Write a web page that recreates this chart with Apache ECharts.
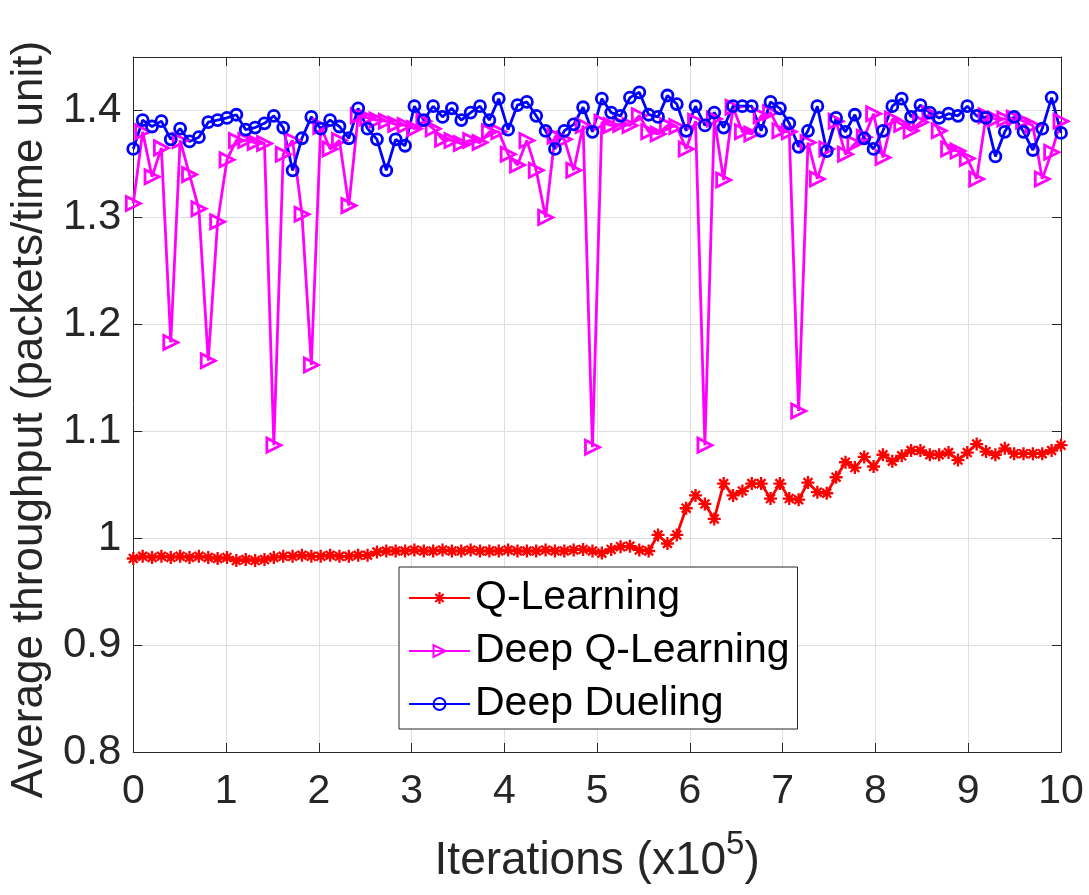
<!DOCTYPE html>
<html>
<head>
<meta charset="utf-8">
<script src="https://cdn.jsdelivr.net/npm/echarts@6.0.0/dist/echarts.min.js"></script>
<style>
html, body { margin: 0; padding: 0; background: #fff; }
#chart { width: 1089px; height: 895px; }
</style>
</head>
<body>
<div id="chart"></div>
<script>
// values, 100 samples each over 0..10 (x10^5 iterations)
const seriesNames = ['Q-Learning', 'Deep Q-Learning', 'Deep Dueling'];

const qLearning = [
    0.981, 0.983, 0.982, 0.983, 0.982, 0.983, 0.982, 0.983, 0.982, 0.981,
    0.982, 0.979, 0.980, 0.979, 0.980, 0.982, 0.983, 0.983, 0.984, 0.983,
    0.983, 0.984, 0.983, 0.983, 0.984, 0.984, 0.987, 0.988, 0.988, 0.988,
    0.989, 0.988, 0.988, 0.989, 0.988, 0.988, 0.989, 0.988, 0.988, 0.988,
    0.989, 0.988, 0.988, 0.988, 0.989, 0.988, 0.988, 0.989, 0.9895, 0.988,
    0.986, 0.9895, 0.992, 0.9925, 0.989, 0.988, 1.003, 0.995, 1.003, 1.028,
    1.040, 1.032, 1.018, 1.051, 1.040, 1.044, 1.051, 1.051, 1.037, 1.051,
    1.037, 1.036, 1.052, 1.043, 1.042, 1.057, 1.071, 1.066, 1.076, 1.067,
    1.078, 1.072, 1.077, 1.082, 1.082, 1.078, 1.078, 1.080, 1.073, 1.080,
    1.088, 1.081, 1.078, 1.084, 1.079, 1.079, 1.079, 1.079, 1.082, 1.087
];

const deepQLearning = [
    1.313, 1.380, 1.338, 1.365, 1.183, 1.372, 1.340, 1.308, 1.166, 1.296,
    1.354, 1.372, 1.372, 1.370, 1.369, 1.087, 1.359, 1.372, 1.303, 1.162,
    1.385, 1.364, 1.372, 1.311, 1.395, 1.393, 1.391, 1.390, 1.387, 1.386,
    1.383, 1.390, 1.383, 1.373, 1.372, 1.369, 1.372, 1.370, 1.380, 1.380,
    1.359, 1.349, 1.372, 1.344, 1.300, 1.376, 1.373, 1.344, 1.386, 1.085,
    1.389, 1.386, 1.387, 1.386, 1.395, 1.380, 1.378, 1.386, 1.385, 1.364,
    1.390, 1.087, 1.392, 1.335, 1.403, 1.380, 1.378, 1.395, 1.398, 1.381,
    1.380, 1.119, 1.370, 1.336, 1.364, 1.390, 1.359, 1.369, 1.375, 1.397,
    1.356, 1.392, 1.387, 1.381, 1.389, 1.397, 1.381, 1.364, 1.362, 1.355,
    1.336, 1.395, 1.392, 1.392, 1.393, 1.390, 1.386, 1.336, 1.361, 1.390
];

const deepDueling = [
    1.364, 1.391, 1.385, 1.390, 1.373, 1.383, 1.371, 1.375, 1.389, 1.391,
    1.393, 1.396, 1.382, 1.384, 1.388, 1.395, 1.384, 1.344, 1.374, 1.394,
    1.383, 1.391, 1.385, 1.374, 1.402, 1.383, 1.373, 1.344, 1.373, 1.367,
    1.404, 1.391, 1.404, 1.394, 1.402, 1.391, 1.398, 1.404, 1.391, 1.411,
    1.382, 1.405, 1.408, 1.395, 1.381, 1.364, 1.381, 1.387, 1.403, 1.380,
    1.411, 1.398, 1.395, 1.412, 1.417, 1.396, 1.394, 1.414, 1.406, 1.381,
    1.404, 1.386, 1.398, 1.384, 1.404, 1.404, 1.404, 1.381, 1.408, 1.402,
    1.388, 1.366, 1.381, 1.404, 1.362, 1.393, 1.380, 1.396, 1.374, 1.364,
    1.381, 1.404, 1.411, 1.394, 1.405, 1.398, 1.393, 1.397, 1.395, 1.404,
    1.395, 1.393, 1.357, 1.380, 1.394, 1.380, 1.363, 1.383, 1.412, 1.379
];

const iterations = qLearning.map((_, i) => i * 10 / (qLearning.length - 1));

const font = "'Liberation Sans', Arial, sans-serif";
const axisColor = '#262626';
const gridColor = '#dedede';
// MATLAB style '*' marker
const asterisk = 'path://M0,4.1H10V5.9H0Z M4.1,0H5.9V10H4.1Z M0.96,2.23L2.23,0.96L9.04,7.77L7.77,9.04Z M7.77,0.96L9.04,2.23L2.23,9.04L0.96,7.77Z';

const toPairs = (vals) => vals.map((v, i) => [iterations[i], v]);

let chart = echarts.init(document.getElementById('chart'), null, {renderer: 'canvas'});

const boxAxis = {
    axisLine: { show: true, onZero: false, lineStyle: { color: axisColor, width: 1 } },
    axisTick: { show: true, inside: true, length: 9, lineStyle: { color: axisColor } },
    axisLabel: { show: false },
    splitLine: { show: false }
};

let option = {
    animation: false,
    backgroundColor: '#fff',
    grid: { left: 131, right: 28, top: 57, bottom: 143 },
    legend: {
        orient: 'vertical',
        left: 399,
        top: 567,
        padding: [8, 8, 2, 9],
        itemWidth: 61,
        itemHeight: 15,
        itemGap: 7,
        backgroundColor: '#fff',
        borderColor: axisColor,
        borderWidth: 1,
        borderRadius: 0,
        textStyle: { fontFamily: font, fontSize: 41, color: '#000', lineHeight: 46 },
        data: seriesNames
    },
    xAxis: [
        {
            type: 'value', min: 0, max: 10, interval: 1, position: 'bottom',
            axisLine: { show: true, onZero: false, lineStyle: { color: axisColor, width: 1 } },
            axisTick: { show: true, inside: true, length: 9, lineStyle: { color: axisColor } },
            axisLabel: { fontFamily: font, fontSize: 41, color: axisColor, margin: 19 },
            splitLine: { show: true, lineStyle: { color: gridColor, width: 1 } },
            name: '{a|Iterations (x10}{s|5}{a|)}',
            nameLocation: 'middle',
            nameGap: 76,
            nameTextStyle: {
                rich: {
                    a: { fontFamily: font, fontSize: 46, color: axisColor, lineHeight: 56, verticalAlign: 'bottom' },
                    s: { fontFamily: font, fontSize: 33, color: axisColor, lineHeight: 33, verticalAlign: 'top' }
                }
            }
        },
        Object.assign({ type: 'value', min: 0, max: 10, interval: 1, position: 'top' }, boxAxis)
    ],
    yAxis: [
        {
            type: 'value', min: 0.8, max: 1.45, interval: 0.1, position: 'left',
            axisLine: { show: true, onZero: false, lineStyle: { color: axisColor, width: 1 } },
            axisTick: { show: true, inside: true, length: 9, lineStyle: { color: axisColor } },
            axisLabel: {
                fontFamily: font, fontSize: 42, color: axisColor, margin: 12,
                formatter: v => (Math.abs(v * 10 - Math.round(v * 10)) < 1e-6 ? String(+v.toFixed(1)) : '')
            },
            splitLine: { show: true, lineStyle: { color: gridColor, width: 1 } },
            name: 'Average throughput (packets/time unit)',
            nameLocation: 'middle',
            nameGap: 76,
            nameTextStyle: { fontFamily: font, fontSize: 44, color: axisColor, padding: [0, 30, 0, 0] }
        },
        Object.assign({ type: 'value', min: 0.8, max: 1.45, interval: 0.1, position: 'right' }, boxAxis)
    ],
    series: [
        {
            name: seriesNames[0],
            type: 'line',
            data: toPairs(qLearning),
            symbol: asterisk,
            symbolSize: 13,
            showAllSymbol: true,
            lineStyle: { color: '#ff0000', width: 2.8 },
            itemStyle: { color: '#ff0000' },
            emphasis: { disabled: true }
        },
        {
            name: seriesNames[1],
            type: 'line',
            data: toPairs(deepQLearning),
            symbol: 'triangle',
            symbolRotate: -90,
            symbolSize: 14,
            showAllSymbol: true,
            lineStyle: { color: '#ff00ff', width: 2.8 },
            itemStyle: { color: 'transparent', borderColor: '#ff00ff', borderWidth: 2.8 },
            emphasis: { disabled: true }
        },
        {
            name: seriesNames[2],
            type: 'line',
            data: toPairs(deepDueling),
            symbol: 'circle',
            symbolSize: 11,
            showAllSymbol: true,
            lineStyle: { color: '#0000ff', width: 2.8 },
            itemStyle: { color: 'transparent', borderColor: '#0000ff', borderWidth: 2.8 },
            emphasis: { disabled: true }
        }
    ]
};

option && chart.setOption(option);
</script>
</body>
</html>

==================================================

→ TO DO
Set down again, exactly, the lines of the material above from its first line to the one with "const seriesNames = ['Q-Learning', 'Deep", inclusive. Leave the pictures out.

→ COMPLETE RESPONSE
Write a web page that recreates this chart with Apache ECharts.
<!DOCTYPE html>
<html>
<head>
<meta charset="utf-8">
<script src="https://cdn.jsdelivr.net/npm/echarts@6.0.0/dist/echarts.min.js"></script>
<style>
html, body { margin: 0; padding: 0; background: #fff; }
#chart { width: 1089px; height: 895px; }
</style>
</head>
<body>
<div id="chart"></div>
<script>
// values, 100 samples each over 0..10 (x10^5 iterations)
const seriesNames = ['Q-Learning', 'Deep Q-Learning', 'Deep Dueling'];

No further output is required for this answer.